World Studies (WS) is a course for studying media, poverty, human rights, peace, diplomacy and self-development through group activities, presentations, discussions and watching documentaries. This course is only offered to 12th graders (fourth grade high school students) and is held during third and fourth periods on Tuesdays and Fridays.
On this day the theme of the class was human rights and the landmines problem. World Studies is offered in both Japanese and English, and is part of the history, geography and civics department.
In the Japanese WS class the students formed groups, and discussed related themes about human rights from different points of view: for, against or hard to judge. Each group summarized and delivered their ideas, which was then followed by a full class discussion.

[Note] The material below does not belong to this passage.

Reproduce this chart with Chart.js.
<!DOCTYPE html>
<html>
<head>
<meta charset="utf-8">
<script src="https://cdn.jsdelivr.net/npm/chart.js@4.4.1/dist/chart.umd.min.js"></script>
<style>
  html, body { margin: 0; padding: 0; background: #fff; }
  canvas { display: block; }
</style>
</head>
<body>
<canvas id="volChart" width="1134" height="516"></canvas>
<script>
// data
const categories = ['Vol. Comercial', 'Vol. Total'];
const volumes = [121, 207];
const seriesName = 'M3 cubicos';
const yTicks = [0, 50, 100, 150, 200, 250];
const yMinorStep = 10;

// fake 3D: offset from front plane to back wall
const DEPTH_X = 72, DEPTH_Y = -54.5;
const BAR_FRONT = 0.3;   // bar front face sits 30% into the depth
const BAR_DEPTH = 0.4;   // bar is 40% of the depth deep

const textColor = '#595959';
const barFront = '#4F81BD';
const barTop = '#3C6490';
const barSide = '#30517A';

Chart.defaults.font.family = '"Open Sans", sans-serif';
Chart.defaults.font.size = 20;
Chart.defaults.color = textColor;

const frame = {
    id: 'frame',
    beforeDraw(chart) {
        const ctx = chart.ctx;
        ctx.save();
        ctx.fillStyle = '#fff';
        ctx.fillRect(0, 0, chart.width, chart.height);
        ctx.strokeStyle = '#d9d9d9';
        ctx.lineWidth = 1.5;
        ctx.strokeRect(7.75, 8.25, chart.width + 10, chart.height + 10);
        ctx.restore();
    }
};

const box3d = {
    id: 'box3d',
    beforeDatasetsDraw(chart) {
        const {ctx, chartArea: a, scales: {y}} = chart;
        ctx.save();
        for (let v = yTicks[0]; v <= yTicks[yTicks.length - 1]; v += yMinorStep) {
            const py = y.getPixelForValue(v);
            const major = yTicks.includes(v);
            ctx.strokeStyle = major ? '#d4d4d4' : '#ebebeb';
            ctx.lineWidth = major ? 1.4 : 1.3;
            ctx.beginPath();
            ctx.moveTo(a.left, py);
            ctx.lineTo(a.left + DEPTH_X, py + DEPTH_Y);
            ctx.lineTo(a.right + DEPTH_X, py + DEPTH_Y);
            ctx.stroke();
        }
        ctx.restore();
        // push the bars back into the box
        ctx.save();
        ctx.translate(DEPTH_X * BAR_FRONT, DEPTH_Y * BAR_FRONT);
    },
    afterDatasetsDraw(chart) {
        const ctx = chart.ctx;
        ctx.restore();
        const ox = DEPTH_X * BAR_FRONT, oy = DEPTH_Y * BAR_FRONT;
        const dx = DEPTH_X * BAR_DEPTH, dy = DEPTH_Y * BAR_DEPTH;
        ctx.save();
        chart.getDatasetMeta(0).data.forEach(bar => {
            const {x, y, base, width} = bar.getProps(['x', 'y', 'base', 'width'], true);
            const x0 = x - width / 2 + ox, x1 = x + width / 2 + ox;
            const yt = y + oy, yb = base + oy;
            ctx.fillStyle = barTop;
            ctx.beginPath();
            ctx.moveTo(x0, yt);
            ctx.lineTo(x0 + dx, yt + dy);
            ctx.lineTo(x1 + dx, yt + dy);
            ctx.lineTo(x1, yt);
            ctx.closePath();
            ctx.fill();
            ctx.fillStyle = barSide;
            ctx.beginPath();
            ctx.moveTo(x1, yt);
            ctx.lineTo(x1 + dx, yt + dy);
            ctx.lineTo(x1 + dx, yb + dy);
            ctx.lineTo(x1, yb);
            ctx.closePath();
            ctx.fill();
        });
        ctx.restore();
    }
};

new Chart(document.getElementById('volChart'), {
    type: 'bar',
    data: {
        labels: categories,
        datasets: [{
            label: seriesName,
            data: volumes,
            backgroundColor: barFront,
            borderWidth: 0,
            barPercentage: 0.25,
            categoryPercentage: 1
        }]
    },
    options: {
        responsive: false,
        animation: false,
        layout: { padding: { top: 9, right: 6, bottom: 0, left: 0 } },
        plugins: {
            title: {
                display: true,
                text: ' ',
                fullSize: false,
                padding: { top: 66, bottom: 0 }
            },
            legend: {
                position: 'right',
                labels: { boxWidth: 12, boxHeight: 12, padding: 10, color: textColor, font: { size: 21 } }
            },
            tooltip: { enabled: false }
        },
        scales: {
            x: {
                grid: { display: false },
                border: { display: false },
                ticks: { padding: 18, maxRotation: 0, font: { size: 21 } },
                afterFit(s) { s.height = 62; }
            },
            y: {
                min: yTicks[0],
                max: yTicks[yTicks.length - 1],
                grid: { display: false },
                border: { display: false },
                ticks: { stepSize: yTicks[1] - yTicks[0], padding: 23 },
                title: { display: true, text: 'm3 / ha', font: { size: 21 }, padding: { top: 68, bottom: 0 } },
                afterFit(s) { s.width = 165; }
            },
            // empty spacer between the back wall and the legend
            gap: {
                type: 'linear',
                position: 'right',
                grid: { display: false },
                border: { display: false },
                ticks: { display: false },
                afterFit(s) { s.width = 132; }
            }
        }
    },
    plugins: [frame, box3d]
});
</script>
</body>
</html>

“Isn’t this discrimination?” “One can choose if do or not, so, it’s a right, isn’t it? ” Everyone shared their frank opinions, and actively talked on them, agreeing at times and finding the difference of each view at other times.
In the English class the students watched a documentary video reporting a girl’s life in a developing country. All were concentrating on it in order not to miss the points.
After watching the video, they divided into groups of three, wrote their opinions, and shared them with the class.
During fourth period, both the Japanese and English WS classes combined to assess their prior knowledge about landmines, which would be the subject of the following class.
After watching a documentary video reporting the damages caused by landmines, Seth, the WS English teacher, gave a power point presentation about de-mining or landmine removal procedures. Students learned about the technical aspects of landmine use, types of landmines used, and the dangers they pose in post-conflict countries.